McKinsey says that Wal-Mart was responsible for 13% of the nation’s productivity gains in the second half of the 1990s.

There is every reason for labor unions and other groups that fairly or unfairly have a bone to pick with Wal-Mart to challenge these figures. However, if one supposes that they are largely correct, the slow down in Wal-Mart’s business is certainly bad business for the US economy.

Wal-Mart’s same store sales have been running up very slightly. In November they will actually be down .1%. Under these circumstances, it is unlikely that Wal-Mart will be adding large numbers of new employees in the US. It may be that competitors like Target will take up some of the slack, but it is highly likely that store chains like Home Depot and Lowe’s are not adding new employees. The housing market is simply too brutal.

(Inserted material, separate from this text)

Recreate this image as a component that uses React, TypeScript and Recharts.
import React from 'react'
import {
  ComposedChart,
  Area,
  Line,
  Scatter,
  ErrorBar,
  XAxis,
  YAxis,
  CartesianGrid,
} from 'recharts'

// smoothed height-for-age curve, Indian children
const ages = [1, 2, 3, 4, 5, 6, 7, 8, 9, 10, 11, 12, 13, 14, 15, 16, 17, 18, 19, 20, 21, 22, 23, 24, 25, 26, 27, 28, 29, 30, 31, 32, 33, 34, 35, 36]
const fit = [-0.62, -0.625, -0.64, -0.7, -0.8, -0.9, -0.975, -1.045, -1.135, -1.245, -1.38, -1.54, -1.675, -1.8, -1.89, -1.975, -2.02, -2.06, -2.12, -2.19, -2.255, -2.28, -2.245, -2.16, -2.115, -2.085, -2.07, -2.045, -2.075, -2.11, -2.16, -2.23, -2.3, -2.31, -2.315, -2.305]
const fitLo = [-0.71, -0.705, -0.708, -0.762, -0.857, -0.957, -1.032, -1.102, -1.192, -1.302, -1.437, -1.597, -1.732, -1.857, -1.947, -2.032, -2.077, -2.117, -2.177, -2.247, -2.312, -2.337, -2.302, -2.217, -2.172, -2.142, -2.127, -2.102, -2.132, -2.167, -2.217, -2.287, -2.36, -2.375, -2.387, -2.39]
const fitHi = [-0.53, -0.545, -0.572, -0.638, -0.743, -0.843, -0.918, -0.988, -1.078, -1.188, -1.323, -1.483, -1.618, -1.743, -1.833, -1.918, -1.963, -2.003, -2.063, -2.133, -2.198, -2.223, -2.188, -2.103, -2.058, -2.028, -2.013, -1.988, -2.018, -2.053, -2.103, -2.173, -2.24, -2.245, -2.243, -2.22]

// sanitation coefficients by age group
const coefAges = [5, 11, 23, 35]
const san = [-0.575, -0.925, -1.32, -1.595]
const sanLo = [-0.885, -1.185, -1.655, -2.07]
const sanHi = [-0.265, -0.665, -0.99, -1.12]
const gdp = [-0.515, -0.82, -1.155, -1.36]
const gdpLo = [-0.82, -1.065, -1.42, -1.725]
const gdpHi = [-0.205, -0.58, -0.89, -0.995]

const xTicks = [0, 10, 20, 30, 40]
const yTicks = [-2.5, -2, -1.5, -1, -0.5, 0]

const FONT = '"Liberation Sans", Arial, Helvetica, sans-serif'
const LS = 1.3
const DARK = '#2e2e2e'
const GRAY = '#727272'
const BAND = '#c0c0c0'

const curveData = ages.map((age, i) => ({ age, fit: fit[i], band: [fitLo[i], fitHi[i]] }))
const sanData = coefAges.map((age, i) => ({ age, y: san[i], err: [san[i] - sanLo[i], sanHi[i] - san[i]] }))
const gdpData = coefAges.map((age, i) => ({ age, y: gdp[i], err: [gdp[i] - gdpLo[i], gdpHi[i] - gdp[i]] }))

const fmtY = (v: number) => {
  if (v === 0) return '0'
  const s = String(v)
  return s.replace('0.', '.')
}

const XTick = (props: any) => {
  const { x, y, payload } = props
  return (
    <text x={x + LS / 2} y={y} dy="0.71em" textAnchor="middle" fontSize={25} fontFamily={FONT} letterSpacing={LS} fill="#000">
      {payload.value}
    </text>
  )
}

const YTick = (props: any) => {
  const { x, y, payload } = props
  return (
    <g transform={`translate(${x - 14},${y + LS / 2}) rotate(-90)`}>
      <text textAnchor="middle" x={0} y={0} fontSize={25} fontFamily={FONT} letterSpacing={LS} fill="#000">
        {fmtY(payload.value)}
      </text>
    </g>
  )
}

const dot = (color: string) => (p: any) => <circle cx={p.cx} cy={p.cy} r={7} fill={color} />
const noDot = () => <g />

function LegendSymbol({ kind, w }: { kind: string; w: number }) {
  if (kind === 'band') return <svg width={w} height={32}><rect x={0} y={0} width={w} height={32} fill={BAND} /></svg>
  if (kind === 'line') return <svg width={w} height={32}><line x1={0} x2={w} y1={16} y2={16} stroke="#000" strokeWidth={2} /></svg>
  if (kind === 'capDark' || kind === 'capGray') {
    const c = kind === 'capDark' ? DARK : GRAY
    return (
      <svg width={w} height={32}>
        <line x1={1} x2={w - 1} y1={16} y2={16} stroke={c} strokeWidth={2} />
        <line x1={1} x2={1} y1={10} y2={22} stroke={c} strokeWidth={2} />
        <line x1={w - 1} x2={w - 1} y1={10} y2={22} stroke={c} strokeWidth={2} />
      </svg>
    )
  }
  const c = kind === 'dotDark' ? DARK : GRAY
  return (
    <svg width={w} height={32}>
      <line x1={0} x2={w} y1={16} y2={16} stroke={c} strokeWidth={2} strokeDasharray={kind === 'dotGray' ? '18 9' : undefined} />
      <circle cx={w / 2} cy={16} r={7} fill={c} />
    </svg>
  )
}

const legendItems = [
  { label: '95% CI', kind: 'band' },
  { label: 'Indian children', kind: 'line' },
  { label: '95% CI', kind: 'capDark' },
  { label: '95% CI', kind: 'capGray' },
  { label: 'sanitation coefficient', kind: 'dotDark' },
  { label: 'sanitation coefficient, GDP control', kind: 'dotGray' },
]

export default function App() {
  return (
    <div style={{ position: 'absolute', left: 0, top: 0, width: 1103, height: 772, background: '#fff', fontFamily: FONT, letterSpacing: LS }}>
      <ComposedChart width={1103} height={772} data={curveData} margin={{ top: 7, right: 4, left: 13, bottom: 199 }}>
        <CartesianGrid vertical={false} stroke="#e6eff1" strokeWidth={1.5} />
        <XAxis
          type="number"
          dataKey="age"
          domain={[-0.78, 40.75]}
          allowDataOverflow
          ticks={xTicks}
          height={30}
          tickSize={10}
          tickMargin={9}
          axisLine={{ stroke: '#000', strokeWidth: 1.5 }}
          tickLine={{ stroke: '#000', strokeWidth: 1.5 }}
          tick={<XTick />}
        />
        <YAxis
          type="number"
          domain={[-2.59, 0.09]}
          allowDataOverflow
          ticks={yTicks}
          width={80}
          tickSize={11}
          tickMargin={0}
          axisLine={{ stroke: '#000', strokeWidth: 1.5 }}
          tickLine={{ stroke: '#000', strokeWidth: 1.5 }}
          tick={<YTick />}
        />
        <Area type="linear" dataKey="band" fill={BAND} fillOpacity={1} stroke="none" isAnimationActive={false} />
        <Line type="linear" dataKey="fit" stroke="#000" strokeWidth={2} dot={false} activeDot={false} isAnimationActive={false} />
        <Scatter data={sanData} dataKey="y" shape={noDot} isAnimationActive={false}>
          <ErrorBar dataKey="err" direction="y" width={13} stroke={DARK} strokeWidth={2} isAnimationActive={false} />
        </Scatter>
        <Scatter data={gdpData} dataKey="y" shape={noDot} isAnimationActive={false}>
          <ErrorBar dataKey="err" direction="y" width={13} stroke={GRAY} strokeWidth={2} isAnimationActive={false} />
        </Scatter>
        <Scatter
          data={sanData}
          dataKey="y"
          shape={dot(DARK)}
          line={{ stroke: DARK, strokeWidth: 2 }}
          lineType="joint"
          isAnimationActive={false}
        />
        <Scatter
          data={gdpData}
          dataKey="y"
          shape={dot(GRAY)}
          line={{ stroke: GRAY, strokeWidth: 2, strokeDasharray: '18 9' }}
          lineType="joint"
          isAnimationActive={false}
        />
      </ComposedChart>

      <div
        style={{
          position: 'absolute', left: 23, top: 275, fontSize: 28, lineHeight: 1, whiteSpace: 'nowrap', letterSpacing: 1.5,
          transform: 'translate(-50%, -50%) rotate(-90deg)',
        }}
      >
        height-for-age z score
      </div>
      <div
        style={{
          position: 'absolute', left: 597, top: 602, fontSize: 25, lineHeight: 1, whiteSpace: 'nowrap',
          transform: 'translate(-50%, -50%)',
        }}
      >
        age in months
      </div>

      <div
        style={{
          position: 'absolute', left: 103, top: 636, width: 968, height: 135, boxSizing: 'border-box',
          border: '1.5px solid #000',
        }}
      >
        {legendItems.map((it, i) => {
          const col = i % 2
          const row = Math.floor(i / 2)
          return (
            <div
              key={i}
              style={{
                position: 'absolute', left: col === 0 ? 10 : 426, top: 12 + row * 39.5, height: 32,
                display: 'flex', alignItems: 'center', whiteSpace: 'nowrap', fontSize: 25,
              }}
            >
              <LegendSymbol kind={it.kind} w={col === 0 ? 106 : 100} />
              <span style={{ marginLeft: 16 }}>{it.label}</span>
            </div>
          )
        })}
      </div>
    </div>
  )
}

It may be that the discounts offered by Wal-Mart will continue to help save money in a manner that helps the lower income shopper much more than anything he or she will get from the government. It also may be true that as Wal-Mart drops prices, the action helps bring down inflation. What is equally evident is that whatever benefit Wal-Markt offers the economy in general is diminishing. A chain with falling same store sales is not long a huge growth engine.

In 1953, the CEO of GM said: "what was good for the country was good for General Motors and vice versa." At that point GM was the largest company in the world and employeed 600,000, probably about equivalent to Wal-Mart’s current 1.3 million.

The fall of GM has certainly not done the larger ecomony much good. Did it save consumers some money to buy Hondas? Perhaps. But, hundreds of thousands of jobs have disappeared.

Wal-Mart is at a tipping point. If it moves the wrong way, it is difficult to see who is helped.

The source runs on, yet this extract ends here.